▶ [Data excerpt]
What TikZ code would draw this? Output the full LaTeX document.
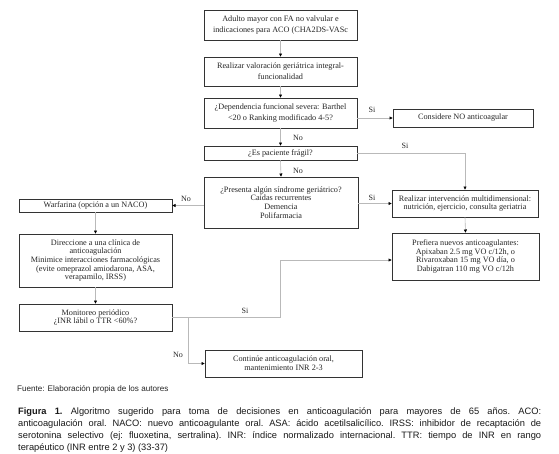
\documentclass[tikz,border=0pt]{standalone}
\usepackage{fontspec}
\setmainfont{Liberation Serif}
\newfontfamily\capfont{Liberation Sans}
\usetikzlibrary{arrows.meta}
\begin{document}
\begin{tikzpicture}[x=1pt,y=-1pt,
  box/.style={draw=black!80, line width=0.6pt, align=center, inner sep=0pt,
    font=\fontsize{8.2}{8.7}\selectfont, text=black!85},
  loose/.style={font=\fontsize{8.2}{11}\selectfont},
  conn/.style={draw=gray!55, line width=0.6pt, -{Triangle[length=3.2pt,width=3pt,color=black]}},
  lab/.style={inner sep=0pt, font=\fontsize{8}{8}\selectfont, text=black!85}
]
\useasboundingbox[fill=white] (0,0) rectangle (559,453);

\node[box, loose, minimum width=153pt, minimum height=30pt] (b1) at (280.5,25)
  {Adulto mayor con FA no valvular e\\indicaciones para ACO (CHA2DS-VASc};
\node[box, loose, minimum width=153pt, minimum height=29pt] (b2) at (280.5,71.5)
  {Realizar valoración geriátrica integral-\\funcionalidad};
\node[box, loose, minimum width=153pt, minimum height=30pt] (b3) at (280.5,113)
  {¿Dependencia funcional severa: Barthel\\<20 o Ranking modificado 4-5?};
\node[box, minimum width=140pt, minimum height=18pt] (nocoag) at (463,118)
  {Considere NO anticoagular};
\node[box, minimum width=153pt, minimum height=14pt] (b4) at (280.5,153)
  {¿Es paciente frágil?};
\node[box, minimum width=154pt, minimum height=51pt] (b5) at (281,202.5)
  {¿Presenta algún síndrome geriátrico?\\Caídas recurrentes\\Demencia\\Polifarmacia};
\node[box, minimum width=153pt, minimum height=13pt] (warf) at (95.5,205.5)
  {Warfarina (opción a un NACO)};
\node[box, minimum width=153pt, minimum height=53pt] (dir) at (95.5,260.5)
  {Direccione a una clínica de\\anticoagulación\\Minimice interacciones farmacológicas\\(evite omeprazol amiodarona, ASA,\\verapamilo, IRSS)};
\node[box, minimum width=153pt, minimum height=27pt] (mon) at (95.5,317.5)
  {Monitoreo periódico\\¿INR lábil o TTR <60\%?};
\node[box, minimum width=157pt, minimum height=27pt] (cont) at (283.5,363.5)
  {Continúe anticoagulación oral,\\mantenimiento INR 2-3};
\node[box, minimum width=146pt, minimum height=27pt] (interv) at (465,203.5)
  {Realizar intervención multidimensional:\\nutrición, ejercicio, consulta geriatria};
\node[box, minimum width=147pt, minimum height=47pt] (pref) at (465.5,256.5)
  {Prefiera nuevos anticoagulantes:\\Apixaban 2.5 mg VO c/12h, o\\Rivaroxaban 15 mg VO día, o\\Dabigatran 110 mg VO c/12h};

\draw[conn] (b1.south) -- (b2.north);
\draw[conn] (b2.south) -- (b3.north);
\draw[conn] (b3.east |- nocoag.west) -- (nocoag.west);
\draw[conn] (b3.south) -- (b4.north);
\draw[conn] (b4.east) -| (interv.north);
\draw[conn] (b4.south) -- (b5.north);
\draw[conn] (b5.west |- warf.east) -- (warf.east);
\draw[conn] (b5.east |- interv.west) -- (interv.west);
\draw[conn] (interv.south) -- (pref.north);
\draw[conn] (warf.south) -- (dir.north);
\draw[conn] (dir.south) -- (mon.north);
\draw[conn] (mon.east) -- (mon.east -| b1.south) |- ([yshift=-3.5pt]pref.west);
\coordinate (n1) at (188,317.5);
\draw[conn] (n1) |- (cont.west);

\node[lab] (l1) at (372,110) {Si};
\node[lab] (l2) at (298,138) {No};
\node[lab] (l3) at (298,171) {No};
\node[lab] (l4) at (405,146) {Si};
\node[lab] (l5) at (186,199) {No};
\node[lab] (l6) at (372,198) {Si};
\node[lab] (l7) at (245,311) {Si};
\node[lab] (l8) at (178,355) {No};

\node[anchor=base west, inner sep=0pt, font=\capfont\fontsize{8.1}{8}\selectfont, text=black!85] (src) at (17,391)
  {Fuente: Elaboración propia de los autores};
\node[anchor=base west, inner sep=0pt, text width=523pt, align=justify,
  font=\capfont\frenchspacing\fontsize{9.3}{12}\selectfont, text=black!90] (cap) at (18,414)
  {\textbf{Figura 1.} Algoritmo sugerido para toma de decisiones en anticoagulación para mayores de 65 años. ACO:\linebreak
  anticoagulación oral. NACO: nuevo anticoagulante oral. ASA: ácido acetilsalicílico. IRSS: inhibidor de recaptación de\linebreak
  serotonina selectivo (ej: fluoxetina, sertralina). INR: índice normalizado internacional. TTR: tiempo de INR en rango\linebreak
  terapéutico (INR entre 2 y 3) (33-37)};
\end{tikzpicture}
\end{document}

▶ [Objective]
Quote, please, every line of the material above from its start through the line that has "(0,0) rectangle (559,453);", reproducing the words exactly and dropping any images.

▶ [Problem solution]
What TikZ code would draw this? Output the full LaTeX document.
\documentclass[tikz,border=0pt]{standalone}
\usepackage{fontspec}
\setmainfont{Liberation Serif}
\newfontfamily\capfont{Liberation Sans}
\usetikzlibrary{arrows.meta}
\begin{document}
\begin{tikzpicture}[x=1pt,y=-1pt,
  box/.style={draw=black!80, line width=0.6pt, align=center, inner sep=0pt,
    font=\fontsize{8.2}{8.7}\selectfont, text=black!85},
  loose/.style={font=\fontsize{8.2}{11}\selectfont},
  conn/.style={draw=gray!55, line width=0.6pt, -{Triangle[length=3.2pt,width=3pt,color=black]}},
  lab/.style={inner sep=0pt, font=\fontsize{8}{8}\selectfont, text=black!85}
]
\useasboundingbox[fill=white] (0,0) rectangle (559,453);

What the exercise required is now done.